> **Data extract**
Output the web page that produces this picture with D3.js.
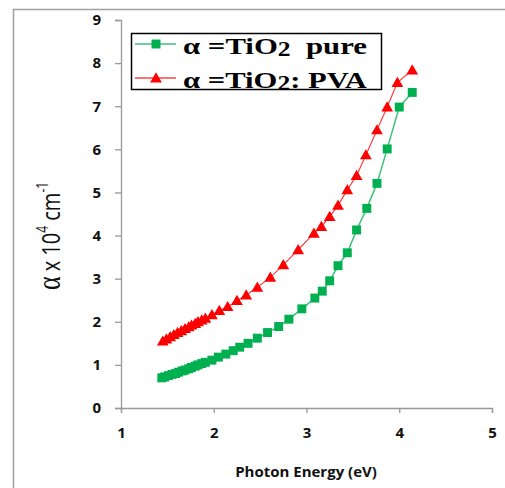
<!DOCTYPE html>
<html>
<head>
<meta charset="utf-8">
<script src="https://cdn.jsdelivr.net/npm/d3@7"></script>
<style>
  body { margin: 0; background: #fff; }
  svg { display: block; }
  .tick text { font-family: "Open Sans", "Liberation Sans", sans-serif; font-weight: bold; font-size: 15px; fill: #111; }
</style>
</head>
<body>
<div id="chart"></div>
<script>
// photon energy (eV) and absorption (x 10^4 cm-1)
var pureEnergy = [1.44, 1.47, 1.51, 1.55, 1.59, 1.62, 1.66, 1.69, 1.73, 1.76, 1.80, 1.83, 1.87, 1.91, 1.98, 2.05, 2.13, 2.21, 2.28, 2.37, 2.47, 2.58, 2.70, 2.81, 2.95, 3.09, 3.17, 3.25, 3.34, 3.44, 3.54, 3.65, 3.76, 3.87, 4.00, 4.14];
var pureAlpha = [0.70, 0.72, 0.75, 0.78, 0.80, 0.83, 0.86, 0.88, 0.91, 0.94, 0.97, 1.00, 1.03, 1.06, 1.11, 1.18, 1.25, 1.33, 1.41, 1.50, 1.62, 1.75, 1.89, 2.06, 2.30, 2.55, 2.71, 2.95, 3.30, 3.60, 4.13, 4.63, 5.21, 6.01, 6.98, 7.32];

var pvaEnergy = [1.45, 1.49, 1.53, 1.57, 1.61, 1.65, 1.69, 1.73, 1.76, 1.80, 1.83, 1.87, 1.91, 1.98, 2.06, 2.15, 2.25, 2.35, 2.47, 2.61, 2.75, 2.91, 3.08, 3.16, 3.25, 3.34, 3.44, 3.54, 3.64, 3.76, 3.87, 3.98, 4.14];
var pvaAlpha = [1.55, 1.60, 1.65, 1.70, 1.75, 1.79, 1.84, 1.88, 1.92, 1.96, 2.00, 2.04, 2.08, 2.16, 2.26, 2.35, 2.49, 2.62, 2.80, 3.03, 3.32, 3.67, 4.05, 4.21, 4.44, 4.70, 5.06, 5.39, 5.87, 6.45, 6.98, 7.55, 7.84];

var xTicks = [1, 2, 3, 4, 5];
var yTicks = [0, 1, 2, 3, 4, 5, 6, 7, 8, 9];

var width = 505, height = 488;

var svg = d3.select("#chart").append("svg")
    .attr("width", width)
    .attr("height", height);

// outer frame (only top and left edges show)
svg.append("path")
    .attr("d", "M13.5," + height + "V9.5H" + width)
    .attr("fill", "none")
    .attr("stroke", "#a0a0a0")
    .attr("stroke-width", 1.5);

var x = d3.scaleLinear().domain([1, 5]).range([121, 492]);
var y = d3.scaleLinear().domain([0, 9]).range([408, 20]);

// axes
var xAxis = svg.append("g")
    .attr("transform", "translate(0," + y(0) + ")")
    .call(d3.axisBottom(x).tickValues(xTicks).tickSize(5).tickPadding(14).tickFormat(d3.format("d")));
var yAxis = svg.append("g")
    .attr("transform", "translate(" + x(1) + ",0)")
    .call(d3.axisLeft(y).tickValues(yTicks).tickSize(6).tickPadding(14).tickFormat(d3.format("d")));

[xAxis, yAxis].forEach(function (g) {
    g.select(".domain").attr("stroke", "#999").attr("stroke-width", 1.3);
    g.selectAll(".tick line").attr("stroke", "#999").attr("stroke-width", 1.3);
});

var line = d3.line()
    .x(function (d) { return x(d[0]); })
    .y(function (d) { return y(d[1]); });

var pure = pureEnergy.map(function (e, i) { return [e, pureAlpha[i]]; });
var pva = pvaEnergy.map(function (e, i) { return [e, pvaAlpha[i]]; });

var green = "#00b050", red = "#ff0000";

svg.append("path").datum(pure)
    .attr("d", line).attr("fill", "none")
    .attr("stroke", "#3cc27a").attr("stroke-width", 1.5);
svg.append("path").datum(pva)
    .attr("d", line).attr("fill", "none")
    .attr("stroke", "#ff4040").attr("stroke-width", 1.2);

var sq = d3.symbol().type(d3.symbolSquare).size(80);
var tri = d3.symbol().type(d3.symbolTriangle).size(60);

svg.append("g").selectAll("path")
    .data(pure).enter().append("path")
    .attr("d", sq)
    .attr("transform", function (d) { return "translate(" + x(d[0]) + "," + y(d[1]) + ")"; })
    .attr("fill", green);

svg.append("g").selectAll("path")
    .data(pva).enter().append("path")
    .attr("d", tri)
    .attr("transform", function (d) { return "translate(" + x(d[0]) + "," + (y(d[1]) + 1) + ")"; })
    .attr("fill", red);

// legend
var legend = svg.append("g");
legend.append("rect")
    .attr("x", 131.5).attr("y", 33.5)
    .attr("width", 250).attr("height", 56)
    .attr("fill", "#fff").attr("stroke", "#000").attr("stroke-width", 1.5);

var items = [
    { label: "  pure", color: green, sym: sq, line: "#3cc27a", y: 44 },
    { label: ": PVA", color: red, sym: tri, line: "#ff4040", y: 78 }
];

items.forEach(function (it, i) {
    legend.append("line")
        .attr("x1", 135).attr("x2", 176)
        .attr("y1", it.y).attr("y2", it.y)
        .attr("stroke", it.line).attr("stroke-width", 1.5);
    legend.append("path")
        .attr("d", it.sym)
        .attr("transform", "translate(156," + (it.y + (i ? 1 : 0)) + ")")
        .attr("fill", it.color);
    var t = legend.append("text")
        .attr("x", 183).attr("y", it.y + 10)
        .attr("font-family", "'Liberation Serif', 'Times New Roman', serif")
        .attr("font-weight", "bold")
        .attr("font-size", 24)
        .attr("fill", "#000")
        .attr("textLength", i ? 184 : 184)
        .attr("lengthAdjust", "spacingAndGlyphs")
        .style("white-space", "pre");
    t.append("tspan").text("α =TiO");
    t.append("tspan").attr("font-size", 20).attr("dy", 2).text("2");
    t.append("tspan").attr("dy", -2).text(it.label);
});

// axis titles
svg.append("text")
    .attr("x", 306).attr("y", 477)
    .attr("text-anchor", "middle")
    .attr("font-family", "'Open Sans', 'Liberation Sans', sans-serif")
    .attr("font-weight", "bold")
    .attr("font-size", 15)
    .attr("fill", "#111")
    .text("Photon Energy (eV)");

var yt = svg.append("text")
    .attr("transform", "translate(60,236) rotate(-90) scale(1,1.3)")
    .attr("text-anchor", "middle")
    .attr("font-family", "'Open Sans', 'Liberation Sans', sans-serif")
    .attr("font-size", 20)
    .attr("fill", "#111");
yt.append("tspan").attr("font-family", "'Liberation Serif', serif").attr("font-size", 26).text("α");
yt.append("tspan").text(" x 10");
yt.append("tspan").attr("font-size", 12).attr("dy", -9).text("4");
yt.append("tspan").attr("dy", 9).text(" cm");
yt.append("tspan").attr("font-size", 12).attr("dy", -9).text("-1");
</script>
</body>
</html>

> **Goal**
Return, from the data, each line that has the word "picture" in it.

> **Task answer**
Output the web page that produces this picture with D3.js.

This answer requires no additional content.